Menos conhecida do que o modelo “bowl” de sua autoria, a peça, dobrável, adornou o auditório do Masp quando ele ainda se localizava na rua 7 de Abril, miolo central da cidade.
O tricô vazado que cobre o torso é a cópia tecida dos desenhos de Oscar Niemeyer para o Palácio da Alvorada, numa união de matemática e técnica têxtil usada em favor de uma visão fashionista.
Os losangos são combinados a uma bermuda de alfaiataria, num resgate da arquitetura modernista de aliar a estética em prol da busca incessante por funcionalidade.
As curvas do Pedregulho, o conjunto residencial fincado no Rio e desenhado por Affonso Eduardo Reidy, ganham corpo num suporte enrolado na cintura que prende a coluna –no caso da coleção, a vertebral, claro– numa sutil referência ao corpo como um prédio funcional e de beleza complexa. A versão de luxo criada por essa grife encontra em Mendes da Rocha, herói de Pedro Andrade e arquiteto responsável pela Pinacoteca, seus fundamentos.
O rigor das linhas, a beleza etérea e a simplicidade brutal, assim como os tênis, as capas matelassadas e os paletós cuja beleza está nos forros costurados com linhas aparentes, os debruns, iluminam a verborragia silenciosa da coleção, que diz muito sem mostrar quase nada.
Telas de seda e tinta descolorida quase escondem as raras estampas, desenhadas pelo artista plástico Walmor Corrêa. Elas ilustram contos do imaginário popular, a exemplo de uma sereia, que pode ser lida como Iara, a lenda das águas amazônicas hoje fustigadas pelas cinzas do fogo e que, na roupa, aparece dissecada com os órgãos para fora. Pura natureza morta.
Os pés invertidos do Curupira, a entidade das matas, ilustram a parte de baixo de calças leves, como se transformassem quem as veste no ser pronto para o combate a quem ameaça a floresta. Nenhuma relação com a urgência climática é coincidência.
Do ponto de vista sustentável, a coleção é um banho de pesquisa têxtil, como o tecido de cacto que simula o couro e, produzido por dois irmãos artesãos no México, serve de base para os calçados. A seda, brasileira, e o algodão, importado, parecem prontos para as lojas de luxo internacionais.

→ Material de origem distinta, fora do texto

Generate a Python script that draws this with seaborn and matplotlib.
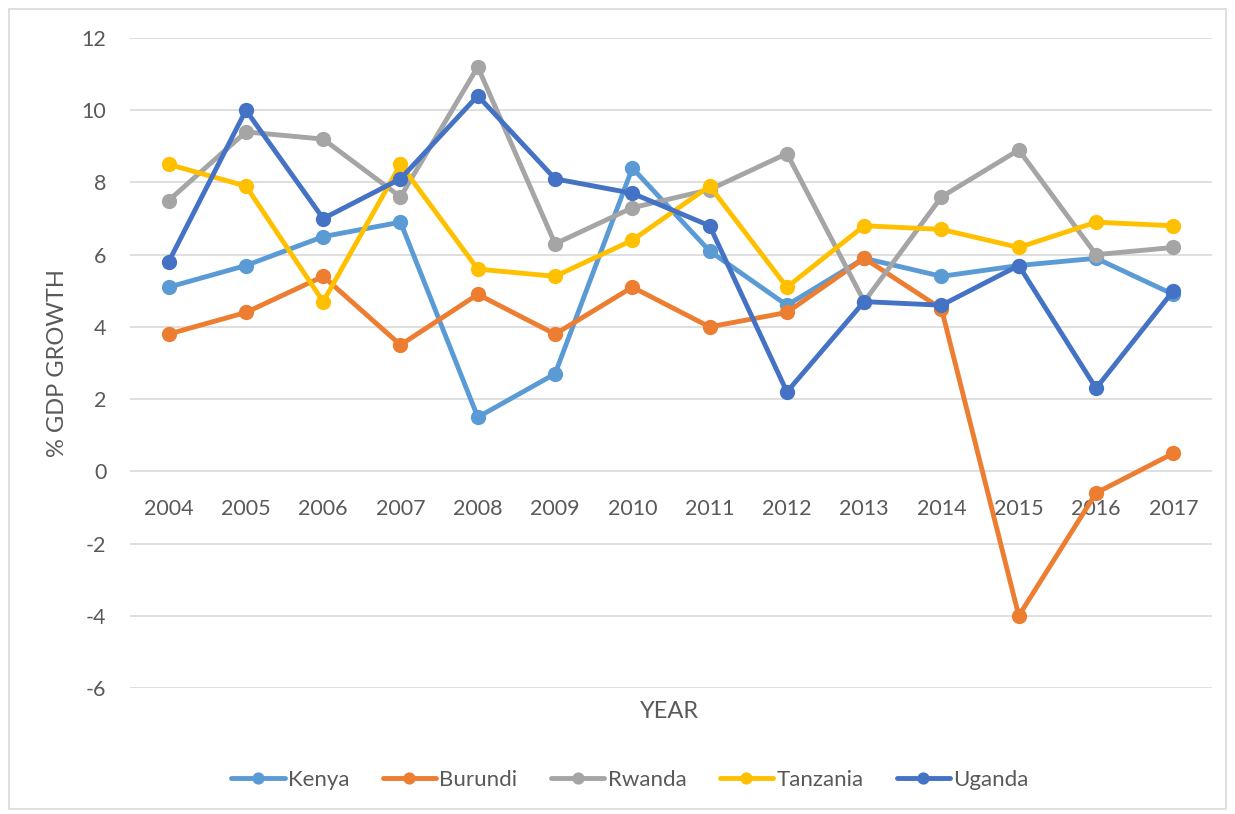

É que assim como aconteceu com os ícones do design homenageados na coleção, Andrade acredita que é fora do país que encontrará público disposto a desembolsar quatro dígitos por suas peças.
À reportagem, ele diz que está em tratativas para levar a coleção às multimarcas que já vendem as peças de sua outra marca, a Piet, famosa entre os amantes do streetwear.
“Queria experimentar mais, traduzir sobriedade e alfaiataria tecnológica em uma roupa que não seria absorvida pela Piet. Essa marca é mais sobre sensações, texturas e silhuetas”, explica Andrade.
As sensações, porém, só serão disponibilizadas por aqui no mercado online, no site da marca e na plataforma Iguatemi 365, que garantiu exclusividade para a venda. Ao que parece, “o Brasil não visto”, como o texto do desfile define o tom do cenário e da própria apresentação, continuará restrito e desconhecido para a maioria dos brasileiros.